Myrna could smell the holy blood in the water, we pressed on. We had to walk about ten blocks to get to the gates of the roomy property the temple inhabited. As it turns out, Myrna’s planning of this operation had not quite been up to snuff. She left out one small, but crucial detail. When we arrived at the large ‘keep the rioting masses out’ gates, we found them locked. Jesus’ visiting hours were over for the day. In an amazing feat of rationalization and revisionism, she exclaimed, “there it is, isn’t it beautiful! I’m so glad we were able to see it.” I think she came unknowingly close to being murdered at that moment.

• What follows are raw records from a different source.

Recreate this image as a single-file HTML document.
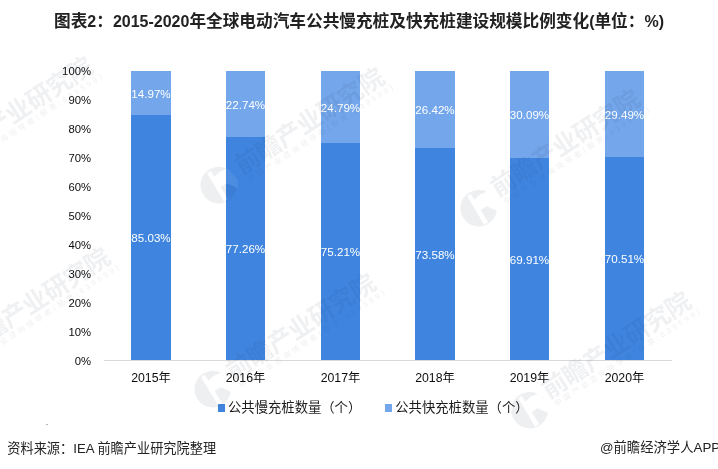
<!DOCTYPE html>
<html lang="zh-CN">
<head>
<meta charset="utf-8">
<title>图表2：2015-2020年全球电动汽车公共慢充桩及快充桩建设规模比例变化</title>
<style>
html,body{margin:0;padding:0;background:#fff;}
body{width:718px;height:469px;position:relative;overflow:hidden;font-family:"Liberation Sans","Noto Sans CJK SC",sans-serif;color:#222;}
.abs{position:absolute;white-space:nowrap;line-height:1;}
.title{left:54px;top:11.5px;font-size:16.67px;font-weight:700;color:#222;line-height:20px;}
.title span{font-size:16px;font-weight:bold;}
.yl{width:40px;text-align:right;font-size:11.3px;color:#0d0d0d;left:51px;}
.xl{width:80px;text-align:center;font-size:12.3px;color:#0d0d0d;top:372px;}
.bar{position:absolute;}
.dl{width:60px;text-align:center;font-size:11.6px;color:#fff;}
.axis{position:absolute;left:104px;top:360px;width:568px;height:1px;background:#d9d9d9;}
.lg{font-size:13.33px;color:#1a1a1a;top:401px;}
.sq{position:absolute;width:7px;height:7.5px;top:404px;}
.src{left:7.3px;top:441.5px;font-size:13.2px;color:#222;}
.app{left:600px;top:441px;font-size:13.33px;color:#222;}
.wm{position:absolute;width:0;height:0;transform:rotate(-33deg);transform-origin:0 0;color:#1a2540;pointer-events:none;}
.wm svg{position:absolute;left:-18.5px;top:-18.5px;opacity:.065;}
.wm b{position:absolute;left:22.5px;top:-19px;font-size:25px;line-height:1;font-weight:700;white-space:nowrap;letter-spacing:-0.5px;opacity:.062;}
.wm i{position:absolute;left:25px;top:5.5px;font-size:7.5px;line-height:1;font-style:normal;white-space:nowrap;letter-spacing:3.0px;opacity:.08;}
</style>
</head>
<body>
<div class="abs title">图表<span>2</span>：<span>2015-2020</span>年全球电动汽车公共慢充桩及快充桩建设规模比例变化<span>(</span>单位：<span>%)</span></div>
<div class="abs yl" style="top:355.5px">0%</div>
<div class="abs yl" style="top:326.5px">10%</div>
<div class="abs yl" style="top:297.5px">20%</div>
<div class="abs yl" style="top:268.5px">30%</div>
<div class="abs yl" style="top:239.5px">40%</div>
<div class="abs yl" style="top:210.5px">50%</div>
<div class="abs yl" style="top:181.5px">60%</div>
<div class="abs yl" style="top:152.5px">70%</div>
<div class="abs yl" style="top:123.5px">80%</div>
<div class="abs yl" style="top:94.5px">90%</div>
<div class="abs yl" style="top:65.5px">100%</div>
<div class="axis"></div>
<div class="bar" style="left:131.00px;top:71.0px;width:40px;height:44.00px;background:#73a6eb"></div>
<div class="bar" style="left:131.00px;top:115.00px;width:40px;height:245.00px;background:#3f85e0"></div>
<div class="abs dl" style="left:121.00px;top:88px">14.97%</div>
<div class="abs dl" style="left:121.00px;top:232px">85.03%</div>
<div class="abs xl" style="left:111.00px">2015年</div>
<div class="bar" style="left:226.00px;top:71.0px;width:39px;height:66.00px;background:#73a6eb"></div>
<div class="bar" style="left:226.00px;top:137.00px;width:39px;height:223.00px;background:#3f85e0"></div>
<div class="abs dl" style="left:215.50px;top:99px">22.74%</div>
<div class="abs dl" style="left:215.50px;top:243px">77.26%</div>
<div class="abs xl" style="left:205.50px">2016年</div>
<div class="bar" style="left:321.00px;top:71.0px;width:39px;height:72.00px;background:#73a6eb"></div>
<div class="bar" style="left:321.00px;top:143.00px;width:39px;height:217.00px;background:#3f85e0"></div>
<div class="abs dl" style="left:310.50px;top:102px">24.79%</div>
<div class="abs dl" style="left:310.50px;top:246px">75.21%</div>
<div class="abs xl" style="left:300.50px">2017年</div>
<div class="bar" style="left:415.00px;top:71.0px;width:40px;height:77.00px;background:#73a6eb"></div>
<div class="bar" style="left:415.00px;top:148.00px;width:40px;height:212.00px;background:#3f85e0"></div>
<div class="abs dl" style="left:405.00px;top:104px">26.42%</div>
<div class="abs dl" style="left:405.00px;top:249px">73.58%</div>
<div class="abs xl" style="left:395.00px">2018年</div>
<div class="bar" style="left:510.00px;top:71.0px;width:39px;height:87.00px;background:#73a6eb"></div>
<div class="bar" style="left:510.00px;top:158.00px;width:39px;height:202.00px;background:#3f85e0"></div>
<div class="abs dl" style="left:499.50px;top:109px">30.09%</div>
<div class="abs dl" style="left:499.50px;top:254px">69.91%</div>
<div class="abs xl" style="left:489.50px">2019年</div>
<div class="bar" style="left:605.00px;top:71.0px;width:39px;height:86.00px;background:#73a6eb"></div>
<div class="bar" style="left:605.00px;top:157.00px;width:39px;height:203.00px;background:#3f85e0"></div>
<div class="abs dl" style="left:594.50px;top:109px">29.49%</div>
<div class="abs dl" style="left:594.50px;top:253px">70.51%</div>
<div class="abs xl" style="left:584.50px">2020年</div>
<div class="sq" style="left:217.5px;background:#3f85e0"></div><div class="abs lg" style="left:228px">公共慢充桩数量（个）</div>
<div class="sq" style="left:385px;background:#73a6eb"></div><div class="abs lg" style="left:395.3px">公共快充桩数量（个）</div>
<div class="wm" style="left:218px;top:184.5px"><svg width="37" height="37" viewBox="-18.5 -18.5 37 37"><circle cx="0" cy="0" r="18.3" fill="currentColor"/><g transform="rotate(33)" fill="#fff"><path d="M-11.5 -12 L-8 -14.5 L9.5 14 L5.5 16.5 Z"/><path d="M-6 -7 L1 -13.5 L9 -17 L19 -6 L19 3 L8 -2 L0 3 Z"/></g></svg><b style="margin:3px 0 0 3px">前瞻产业研究院</b><i style="margin:3px 0 0 3px">中国产业咨询领导者(股票:839599)</i></div>
<div class="wm" style="left:478px;top:208.3px"><svg width="37" height="37" viewBox="-18.5 -18.5 37 37"><circle cx="0" cy="0" r="18.3" fill="currentColor"/><g transform="rotate(33)" fill="#fff"><path d="M-11.5 -12 L-8 -14.5 L9.5 14 L5.5 16.5 Z"/><path d="M-6 -7 L1 -13.5 L9 -17 L19 -6 L19 3 L8 -2 L0 3 Z"/></g></svg><b style="margin:0px 0 0 0px">前瞻产业研究院</b><i style="margin:0px 0 0 0px">中国产业咨询领导者(股票:839599)</i></div>
<div class="wm" style="left:212px;top:388.6px"><svg width="37" height="37" viewBox="-18.5 -18.5 37 37"><circle cx="0" cy="0" r="18.3" fill="currentColor"/><g transform="rotate(33)" fill="#fff"><path d="M-11.5 -12 L-8 -14.5 L9.5 14 L5.5 16.5 Z"/><path d="M-6 -7 L1 -13.5 L9 -17 L19 -6 L19 3 L8 -2 L0 3 Z"/></g></svg><b style="margin:3px 0 0 0px">前瞻产业研究院</b><i style="margin:3px 0 0 0px">中国产业咨询领导者(股票:839599)</i></div>
<div class="wm" style="left:529px;top:409.6px"><svg width="37" height="37" viewBox="-18.5 -18.5 37 37"><circle cx="0" cy="0" r="18.3" fill="currentColor"/><g transform="rotate(33)" fill="#fff"><path d="M-11.5 -12 L-8 -14.5 L9.5 14 L5.5 16.5 Z"/><path d="M-6 -7 L1 -13.5 L9 -17 L19 -6 L19 3 L8 -2 L0 3 Z"/></g></svg><b style="margin:0px 0 0 0px">前瞻产业研究院</b><i style="margin:0px 0 0 0px">中国产业咨询领导者(股票:839599)</i></div>
<div class="wm" style="left:-69.3px;top:174.6px"><svg width="37" height="37" viewBox="-18.5 -18.5 37 37"><circle cx="0" cy="0" r="18.3" fill="currentColor"/><g transform="rotate(33)" fill="#fff"><path d="M-11.5 -12 L-8 -14.5 L9.5 14 L5.5 16.5 Z"/><path d="M-6 -7 L1 -13.5 L9 -17 L19 -6 L19 3 L8 -2 L0 3 Z"/></g></svg><b style="margin:0px 0 0 0px">前瞻产业研究院</b><i style="margin:0px 0 0 0px">中国产业咨询领导者(股票:839599)</i></div>
<div class="wm" style="left:-52.5px;top:365.7px"><svg width="37" height="37" viewBox="-18.5 -18.5 37 37"><circle cx="0" cy="0" r="18.3" fill="currentColor"/><g transform="rotate(33)" fill="#fff"><path d="M-11.5 -12 L-8 -14.5 L9.5 14 L5.5 16.5 Z"/><path d="M-6 -7 L1 -13.5 L9 -17 L19 -6 L19 3 L8 -2 L0 3 Z"/></g></svg><b style="margin:0px 0 0 0px">前瞻产业研究院</b><i style="margin:0px 0 0 0px">中国产业咨询领导者(股票:839599)</i></div>
<div style="position:absolute;left:46px;top:424px;width:2px;height:1px;background:#b5b5b5"></div>
<div class="abs src">资料来源：IEA 前瞻产业研究院整理</div>
<div class="abs app">@前瞻经济学人APP</div>
</body>
</html>
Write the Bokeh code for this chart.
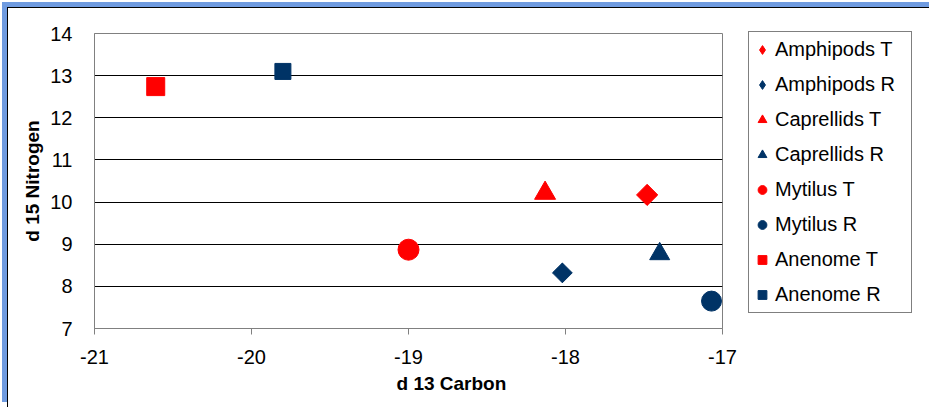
import numpy as np
from bokeh.plotting import figure
from bokeh.models import Legend, LegendItem, FixedTicker, Range1d, ColumnDataSource, Title
from bokeh.embed import file_html
from bokeh.resources import INLINE

series = ["Amphipods T", "Amphipods R", "Caprellids T", "Caprellids R",
          "Mytilus T", "Mytilus R", "Anenome T", "Anenome R"]
carbon = [-17.48, -18.02, -18.13, -17.40, -19.00, -17.07, -20.61, -19.80]
nitrogen = [10.17, 8.32, 10.21, 8.77, 8.87, 7.65, 12.74, 13.10]
x_ticks = [-21, -20, -19, -18, -17]
x_tick_labels = ["-21", "-20", "-19", "-18", "-17"]
y_ticks = [7, 8, 9, 10, 11, 12, 13, 14]
x_title = "d 13 Carbon"
y_title = "d 15 Nitrogen"

RED = "#FF0000"
NAVY = "#003366"
colors = [RED, NAVY, RED, NAVY, RED, NAVY, RED, NAVY]
markers = ["square", "square", "triangle", "triangle", "circle", "circle", "square", "square"]
legend_markers = ["diamond", "diamond", "triangle", "triangle", "circle", "circle", "square", "square"]
angles = [np.pi / 4, np.pi / 4, 0, 0, 0, 0, 0, 0]
sizes = [15, 14, 21, 20, 21, 20, 18, 16]

FONT = "Liberation Sans"

p = figure(output_backend="svg", toolbar_location=None,
           frame_width=628, frame_height=295,
           x_range=Range1d(-21, -17), y_range=Range1d(7, 14),
           min_border_left=86, min_border_right=0, min_border_top=25, min_border_bottom=80)
p.styles = {"margin-left": "8px", "margin-top": "8px",
            "box-shadow": ("-1px -1px 0 0 #000000, 0 -1px 0 0 #000000, "
                           "-6px -6px 0 0 #6F9BE0, 0 -6px 0 0 #6F9BE0")}

p.outline_line_color = "#808080"
p.outline_line_width = 1

# axes
p.xaxis.ticker = FixedTicker(ticks=x_ticks)
p.xaxis.major_label_overrides = {t: s for t, s in zip(x_ticks, x_tick_labels)}
p.yaxis.ticker = FixedTicker(ticks=y_ticks)
p.xaxis.minor_tick_line_color = None
p.yaxis.minor_tick_line_color = None
for ax in (p.xaxis, p.yaxis):
    ax.axis_line_color = "#808080"
    ax.major_tick_line_color = "#808080"
    ax.major_label_text_font = FONT
    ax.major_label_text_font_size = "20px"
    ax.major_label_text_color = "#000000"
    ax.axis_label_text_font = FONT
    ax.axis_label_text_font_style = "bold"
    ax.axis_label_text_font_size = "19px"
    ax.axis_label_text_color = "#000000"
p.xaxis.major_tick_in = 0
p.xaxis.major_tick_out = 6
p.xaxis.major_label_standoff = 15
p.yaxis.major_tick_in = 0
p.yaxis.major_tick_out = 0
p.yaxis.major_label_standoff = 22
p.yaxis.axis_label = y_title
p.yaxis.axis_label_standoff = 4

# x-axis title, placed off-centre as in the original chart
xt = Title(text=x_title, align="left", offset=302, standoff=8,
           text_font=FONT, text_font_style="bold", text_font_size="19px",
           text_color="#000000")
p.add_layout(xt, "below")

p.xgrid.grid_line_color = None
p.ygrid.grid_line_color = "#000000"
p.ygrid.grid_line_width = 1

items = []
for name, cx, ny, c, m, lm, a, s in zip(series, carbon, nitrogen, colors, markers,
                                         legend_markers, angles, sizes):
    src = ColumnDataSource(dict(x=[cx], y=[ny]))
    if lm != m:
        # legend swatch glyph, hidden beneath the rotated square drawn on top
        lr = p.scatter("x", "y", source=src, marker=lm, size=s + 5,
                       fill_color=c, line_color=c)
    r = p.scatter("x", "y", source=src, marker=m, size=s, angle=a,
                  fill_color=c, line_color=c)
    if lm == m:
        lr = r
    items.append(LegendItem(label=name, renderers=[lr]))

legend = Legend(items=items, location=(26, 15), margin=0, padding=2,
                glyph_width=22, glyph_height=31, spacing=4, label_standoff=2,
                label_width=134,
                label_text_font=FONT, label_text_font_size="20px",
                label_text_color="#000000",
                border_line_color="#000000", border_line_width=1,
                background_fill_color="#FFFFFF", background_fill_alpha=1)
p.add_layout(legend, "right")

open("out.html", "w").write(file_html(p, INLINE))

Well, it now was not dusk, but night. We trekked back to the bus stop only to be rudely informed by a graffiti encrusted sign that we had missed the last bus of the day. God, why hast thou forsaken us. After a heated discussion between the mommy and the daddy, it was decided that we would walk back to the Metro station; it was only ten or fifteen blocks after all. Hmm. While passing through this valley of the shadow of death, I actually saw a syringe on the sidewalk, nice. We were not exactly where we wanted to be. We made it without incident to the station, a bright, shining beacon guiding us back to our side of the tracks. We rejoiced. One of the station attendants reckoned our out-of-towner-ness and yelled for us to run, run like the wind. The last train of the day was about to depart, but at this point our stocks were turning up. After a mad dash to the platform, we saw the gently pulsing circles of lights embedded in the concrete that signaled our arriving train and our successful escape from the ‘hood. Thirty minutes later, whisked away through the dark catacombs of the Metro, we found ourselves in the familiar, bourgeois comfort of the Hyatt hotel and living to tell the tale.
Our forced march for Jesus was in my opinion a fantastic adventure (retrospectively), in my father’s opinion, an unnecessary flirtation with death and in my mother’s opinion, some sort of quasi-biblical trial worth completing at any price. I prefer my opinion over the others (or course) and for that adventure, I laugh a quiet laugh and thank Myrna silently.